Stau von Frachtschiffen auf dem Bosporus
Die Minengefahr lähmte Frachtrouten auf dem Schwarzen Meer. Nun sollen türkische Militärboote ukrainische Getreideschiffe absichern.
Bild: IMAGO/ZUMA Wire
Zwei türkische Fregatten, zwei U-Boote und ein halbes Dutzend Patrouillen- und Schnellangriffsschiffe des Nato-Mitglieds liegen derzeit im Schwarzen Meer bereit.
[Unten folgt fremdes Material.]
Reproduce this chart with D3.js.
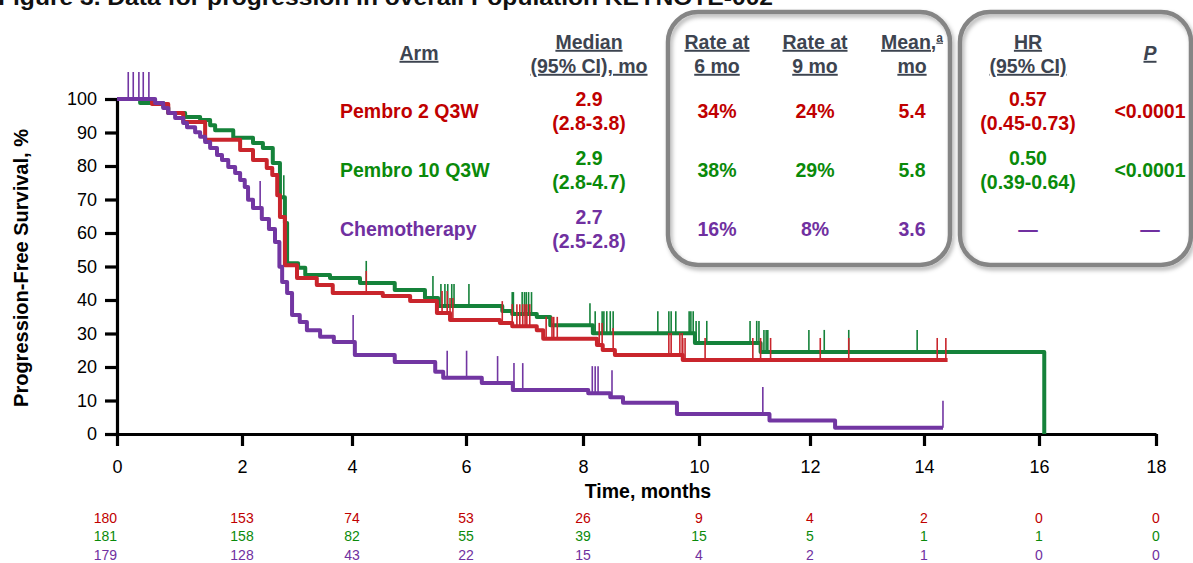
<!DOCTYPE html>
<html>
<head>
<meta charset="utf-8">
<script src="https://cdn.jsdelivr.net/npm/d3@7"></script>
<style>
  html, body { margin: 0; padding: 0; background: #fff; }
  svg { display: block; font-family: Arial, "Liberation Sans", sans-serif; }
</style>
</head>
<body>
<svg id="chart" width="1193" height="563"></svg>
<script>
// ---- Data -----------------------------------------------------------
const titleText = "Figure 3. Data for progression in overall Population KEYNOTE-002";

const arms = ["Pembro 2 Q3W", "Pembro 10 Q3W", "Chemotherapy"];
const medians = ["2.9", "2.9", "2.7"];
const medianCIs = ["(2.8-3.8)", "(2.8-4.7)", "(2.5-2.8)"];
const rate6 = ["34%", "38%", "16%"];
const rate9 = ["24%", "29%", "8%"];
const means = ["5.4", "5.8", "3.6"];
const hrs = ["0.57", "0.50", null];
const hrCIs = ["(0.45-0.73)", "(0.39-0.64)", null];
const pValues = ["<0.0001", "<0.0001", null];

const xTicks = [0, 2, 4, 6, 8, 10, 12, 14, 16, 18];
const yTicks = [0, 10, 20, 30, 40, 50, 60, 70, 80, 90, 100];

const atRiskPembro2 = [180, 153, 74, 53, 26, 9, 4, 2, 0, 0];
const atRiskPembro10 = [181, 158, 82, 55, 39, 15, 5, 1, 1, 0];
const atRiskChemo = [179, 128, 43, 22, 15, 4, 2, 1, 0, 0];

// Kaplan-Meier steps: [month, survival % after the event]
const pembro2Steps = [
  [0.56, 98.5], [0.82, 95.8], [1.06, 93.1], [1.41, 87.8], [1.97, 84.8], [2.2, 81.8],
  [2.45, 79.4], [2.55, 77.3], [2.64, 71.3], [2.69, 64.8], [2.78, 50.4], [3.0, 46.6],
  [3.36, 44.5], [3.65, 42.1], [4.54, 41.2], [5.02, 39.7], [5.49, 36.1], [5.72, 34.0],
  [6.58, 33.1], [6.79, 32.2], [7.21, 31.0], [7.32, 28.4], [8.24, 26.6], [8.34, 25.1],
  [8.55, 23.6], [9.72, 22.1]
];
const pembro2End = 14.41;
const pembro2Censored = [
  2.65, 4.25, 5.58, 5.67, 5.72, 5.77, 6.62, 6.79, 6.87, 6.92, 6.97, 7.01, 7.04, 7.09,
  7.37, 7.47, 7.5, 7.56, 8.28, 8.33, 8.52, 9.48, 9.52, 9.67, 9.71, 9.72, 9.76, 10.11,
  10.97, 11.11, 11.29, 12.18, 12.68, 14.23, 14.38
];

const pembro10Steps = [
  [0.37, 98.8], [0.74, 97.6], [0.82, 95.8], [1.09, 94.6], [1.33, 93.7], [1.49, 92.2],
  [1.57, 90.7], [1.86, 88.4], [2.2, 86.9], [2.38, 85.4], [2.56, 80.9], [2.69, 70.7],
  [2.78, 63.0], [2.82, 51.0], [3.02, 49.6], [3.15, 47.5], [3.6, 46.6], [4.14, 45.1],
  [4.75, 43.0], [5.28, 40.6], [5.51, 38.2], [6.62, 36.7], [6.79, 35.8], [7.21, 34.9],
  [7.44, 32.5], [8.17, 30.1], [9.93, 27.2], [11.11, 24.5], [16.09, 0]
];
const pembro10End = 16.09;
const pembro10Censored = [
  2.76, 4.25, 5.42, 5.56, 5.63, 5.68, 5.75, 5.79, 6.05, 6.79, 6.81, 6.96, 7.0, 7.03,
  7.07, 7.12, 8.12, 8.21, 8.33, 8.36, 8.41, 8.47, 8.52, 9.29, 9.48, 9.52, 9.6, 9.83,
  9.86, 9.9, 9.95, 10.0, 10.14, 10.92, 11.04, 11.08, 11.17, 11.21, 11.24, 11.98, 12.25,
  12.68, 13.88
];

const chemoSteps = [
  [0.61, 98.8], [0.74, 97.3], [0.82, 95.8], [0.93, 94.3], [1.06, 92.8], [1.12, 91.6],
  [1.25, 90.1], [1.33, 88.7], [1.41, 87.2], [1.49, 85.4], [1.6, 83.3], [1.68, 81.8],
  [1.78, 79.7], [1.89, 77.9], [1.97, 75.8], [2.05, 73.7], [2.11, 69.9], [2.2, 67.5],
  [2.36, 64.2], [2.49, 61.2], [2.6, 57.3], [2.68, 49.9], [2.73, 45.4], [2.82, 42.1],
  [2.91, 35.5], [3.05, 33.4], [3.18, 31.0], [3.42, 29.0], [3.67, 27.5], [4.05, 23.6],
  [4.75, 21.5], [5.46, 18.6], [5.6, 16.8], [6.27, 15.2], [6.8, 13.1], [8.09, 12.2],
  [8.47, 11.0], [8.69, 9.3], [9.62, 6.0], [11.27, 4.0], [12.44, 1.9]
];
const chemoEnd = 14.33;
const chemoCensored = [
  0.18, 0.26, 0.35, 0.42, 0.51, 2.33, 4.02, 5.67, 6.01, 6.54, 6.82, 6.97, 8.16, 8.21,
  8.26, 8.5, 11.15, 14.33
];

// ---- Styles ---------------------------------------------------------
const textColors = ["#C00000", "#0A8A0A", "#7030A0"];
const lineColors = ["#C9252C", "#15823A", "#7236A2"];
const headerColor = "#3D4450";

// ---- Setup ----------------------------------------------------------
const svg = d3.select("#chart");

const x = d3.scaleLinear()
  .domain(xTicks)
  .range([117, 242, 352, 466, 583, 699, 810, 924, 1039, 1156]);
const y = d3.scaleLinear().domain([0, 100]).range([434, 99]);

const defs = svg.append("defs");
const shadow = defs.append("filter").attr("id", "boxShadow")
  .attr("x", "-10%").attr("y", "-10%").attr("width", "125%").attr("height", "125%");
shadow.append("feDropShadow")
  .attr("dx", 2).attr("dy", 3).attr("stdDeviation", 2)
  .attr("flood-color", "#000").attr("flood-opacity", 0.3);

// Figure title, running off the top edge of the page
svg.append("text")
  .attr("x", -2).attr("y", 5)
  .attr("font-size", 22).attr("font-weight", "bold").attr("fill", "#111")
  .attr("textLength", 775).attr("lengthAdjust", "spacingAndGlyphs")
  .text(titleText);

// Rounded boxes around the rate/mean and HR/P columns
svg.append("rect")
  .attr("x", 668).attr("y", 12).attr("width", 282).attr("height", 253).attr("rx", 30)
  .attr("fill", "none").attr("stroke", "#858585").attr("stroke-width", 4.5)
  .attr("filter", "url(#boxShadow)");
svg.append("rect")
  .attr("x", 960).attr("y", 12).attr("width", 231).attr("height", 253).attr("rx", 30)
  .attr("fill", "none").attr("stroke", "#858585").attr("stroke-width", 4.5)
  .attr("filter", "url(#boxShadow)");

// ---- Summary table --------------------------------------------------
const tableFont = 19.5;
const header = svg.append("g")
  .attr("font-size", tableFont).attr("font-weight", "bold")
  .attr("fill", headerColor).attr("text-anchor", "middle")
  .style("text-decoration", "underline");

function headerText(cx, cy, str) {
  return header.append("text").attr("x", cx).attr("y", cy).attr("dy", "0.35em").text(str);
}
headerText(419, 53, "Arm");
headerText(589, 42, "Median");
headerText(589, 66, "(95% CI), mo");
headerText(717, 42, "Rate at");
headerText(717, 66, "6 mo");
headerText(815, 42, "Rate at");
headerText(815, 66, "9 mo");
const meanHead = headerText(912, 42, "Mean,");
meanHead.append("tspan").attr("font-size", 12).attr("dy", "-0.6em").text("a");
headerText(912, 66, "mo");
headerText(1028, 42, "HR");
headerText(1028, 66, "(95% CI)");
headerText(1150, 53, "P").attr("font-style", "italic");

const rowY = [111, 170, 229];
const rows = svg.append("g").attr("font-size", tableFont).attr("font-weight", "bold");

arms.forEach((arm, i) => {
  const g = rows.append("g").attr("fill", textColors[i]);
  const cy = rowY[i];
  g.append("text").attr("x", 340).attr("y", cy).attr("dy", "0.35em").text(arm);
  const mid = g.append("g").attr("text-anchor", "middle");
  mid.append("text").attr("x", 589).attr("y", cy - 12).attr("dy", "0.35em").text(medians[i]);
  mid.append("text").attr("x", 589).attr("y", cy + 12).attr("dy", "0.35em").text(medianCIs[i]);
  mid.append("text").attr("x", 717).attr("y", cy).attr("dy", "0.35em").text(rate6[i]);
  mid.append("text").attr("x", 815).attr("y", cy).attr("dy", "0.35em").text(rate9[i]);
  mid.append("text").attr("x", 912).attr("y", cy).attr("dy", "0.35em").text(means[i]);
  if (hrs[i] !== null) {
    mid.append("text").attr("x", 1028).attr("y", cy - 12).attr("dy", "0.35em").text(hrs[i]);
    mid.append("text").attr("x", 1028).attr("y", cy + 12).attr("dy", "0.35em").text(hrCIs[i]);
    mid.append("text").attr("x", 1150).attr("y", cy).attr("dy", "0.35em").text(pValues[i]);
  } else {
    mid.append("text").attr("x", 1028).attr("y", cy).attr("dy", "0.35em").text("\u2014");
    mid.append("text").attr("x", 1150).attr("y", cy).attr("dy", "0.35em").text("\u2014");
  }
});

// ---- Axes -----------------------------------------------------------
const yAxis = svg.append("g")
  .attr("transform", `translate(${x(0)},0)`)
  .call(d3.axisLeft(y).tickValues(yTicks).tickSize(12).tickSizeOuter(0).tickPadding(8));
const xAxis = svg.append("g")
  .attr("transform", `translate(0,${y(0)})`)
  .call(d3.axisBottom(x).tickValues(xTicks).tickSize(12).tickSizeOuter(0).tickPadding(14));

[xAxis, yAxis].forEach(ax => {
  ax.select(".domain").attr("stroke", "#000").attr("stroke-width", 3.2);
  ax.selectAll(".tick line").attr("stroke", "#000").attr("stroke-width", 3.2);
  ax.selectAll(".tick text").attr("font-size", 18).attr("fill", "#000")
    .attr("font-family", "Arial, 'Liberation Sans', sans-serif");
});

svg.append("text")
  .attr("x", 648).attr("y", 491).attr("dy", "0.35em")
  .attr("text-anchor", "middle").attr("font-size", 19.5).attr("font-weight", "bold")
  .text("Time, months");

svg.append("text")
  .attr("transform", `translate(21,268) rotate(-90)`)
  .attr("dy", "0.35em")
  .attr("text-anchor", "middle").attr("font-size", 20).attr("font-weight", "bold")
  .text("Progression-Free Survival, %");

// ---- Kaplan-Meier curves -------------------------------------------
const stepLine = d3.line()
  .x(d => x(d[0])).y(d => y(d[1]))
  .curve(d3.curveStepAfter);

function survivalAt(steps, t) {
  let s = 100;
  for (const [st, sv] of steps) { if (st <= t) s = sv; else break; }
  return s;
}

const series = [
  { steps: pembro10Steps, end: pembro10End, censored: pembro10Censored, color: lineColors[1], tick: 22 },
  { steps: pembro2Steps, end: pembro2End, censored: pembro2Censored, color: lineColors[0], tick: 22 },
  { steps: chemoSteps, end: chemoEnd, censored: chemoCensored, color: lineColors[2], tick: 27 }
];

series.forEach(sr => {
  const pts = [[0, 100], ...sr.steps];
  const last = pts[pts.length - 1];
  if (last[0] < sr.end) pts.push([sr.end, last[1]]);
  const g = svg.append("g");
  g.append("path")
    .attr("d", stepLine(pts))
    .attr("fill", "none").attr("stroke", sr.color)
    .attr("stroke-width", 4).attr("stroke-linejoin", "round");
  g.selectAll("line.censor")
    .data(sr.censored)
    .join("line")
    .attr("class", "censor")
    .attr("x1", d => x(d)).attr("x2", d => x(d))
    .attr("y1", d => y(survivalAt(sr.steps, d)))
    .attr("y2", d => y(survivalAt(sr.steps, d)) - sr.tick)
    .attr("stroke", sr.color).attr("stroke-width", 1.6);
});

// ---- Numbers at risk ------------------------------------------------
const atRisk = [atRiskPembro2, atRiskPembro10, atRiskChemo];
const riskY = [518, 536, 555];
atRisk.forEach((vals, i) => {
  svg.append("g")
    .attr("font-size", 14).attr("fill", textColors[i])
    .selectAll("text")
    .data(vals)
    .join("text")
    .attr("x", (d, j) => x(xTicks[j]))
    .attr("y", riskY[i]).attr("dy", "0.35em")
    .attr("text-anchor", (d, j) => j === 0 ? "end" : "middle")
    .text(d => d);
});
</script>
</body>
</html>
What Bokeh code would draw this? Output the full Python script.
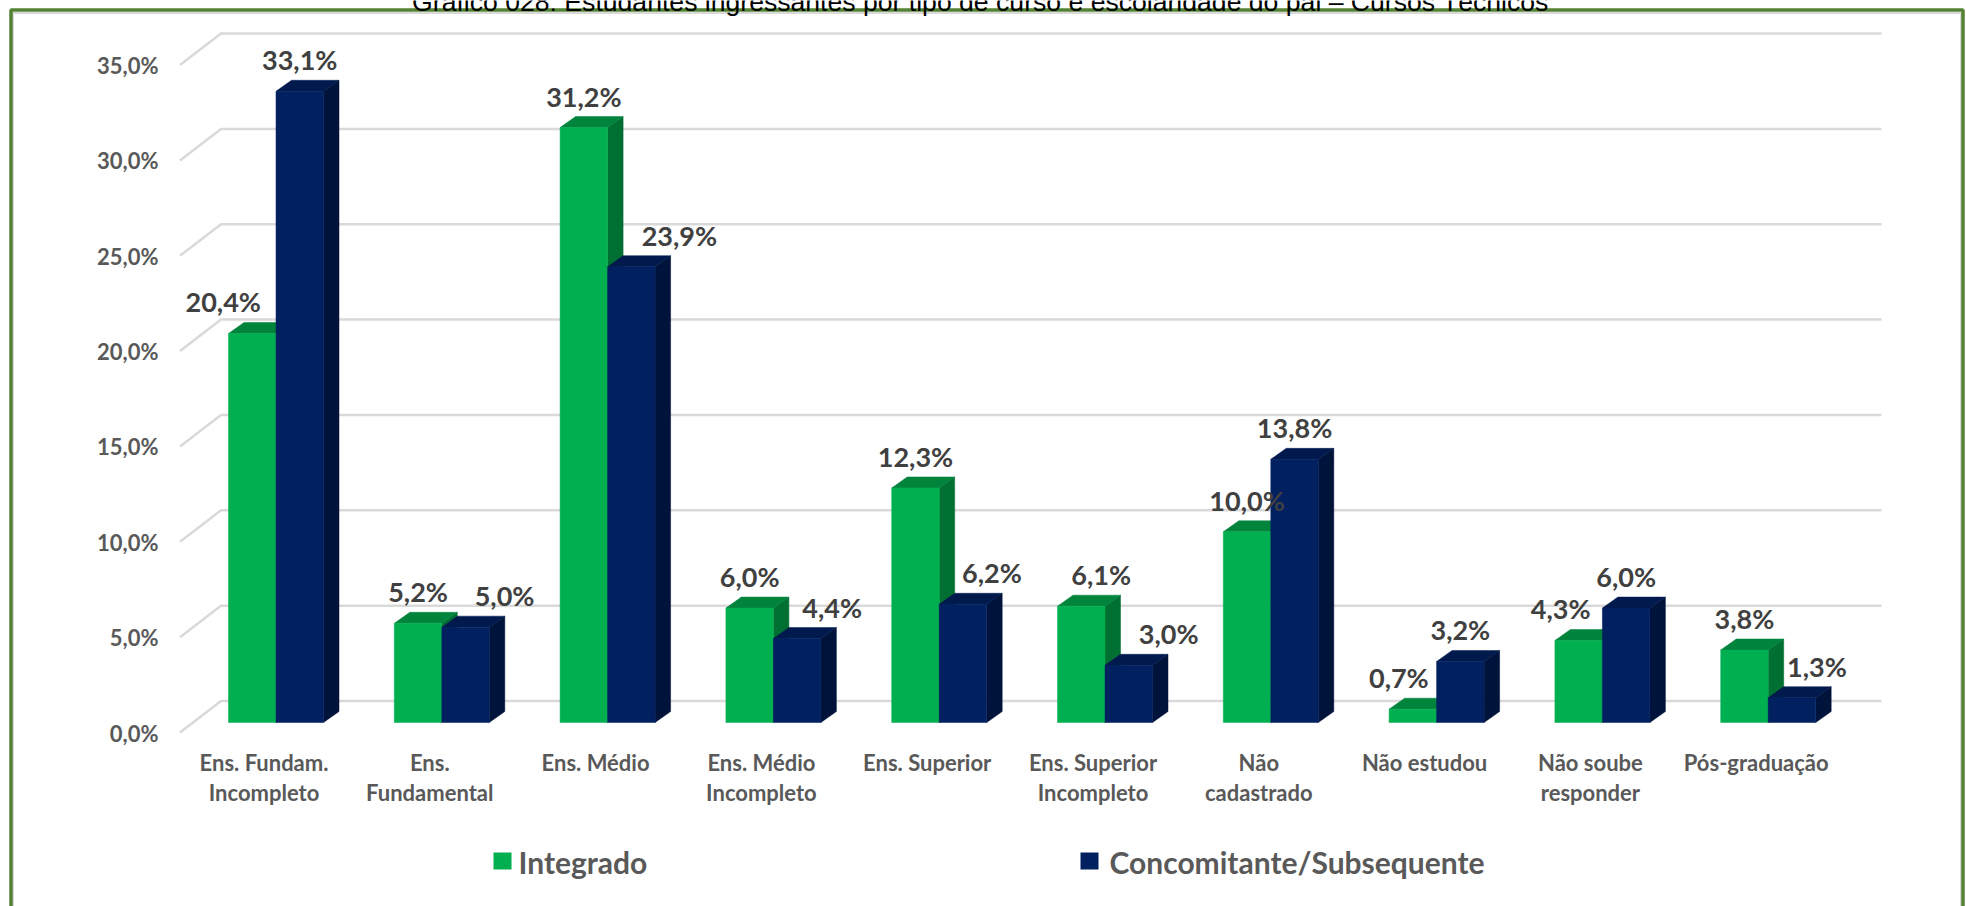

Und für eine Schutzmission könnten zügig noch weitere Schiffe gerufen werden, sagte Yörük Isik, Leiter der Beratungsfirma Bosphorus Observer mit Sitz in Istanbul, der Nachrichtenagentur Reuters.
Dagegen sprachen bisher vor allem die Belange der Ukraine. Dem Vernehmen nach hatten sich Russland und die Türkei sowie die Vereinten Nationen schon früh auf diesen Mechanismus geeinigt. Ukrainische Diplomaten hatten entsprechend kühl reagiert, als Ankara im Juni angeboten hatte, die für den Getreidetransport benutzten Wasserwege von Minen zu räumen.
„Es besteht die Sorge, dass die Entfernung der Verteidigungselemente die ukrainischen Häfen anfällig für russische Angriffe macht“, hieß es damals in einer diplomatischen Note aus dem Kiewer Außenministerium.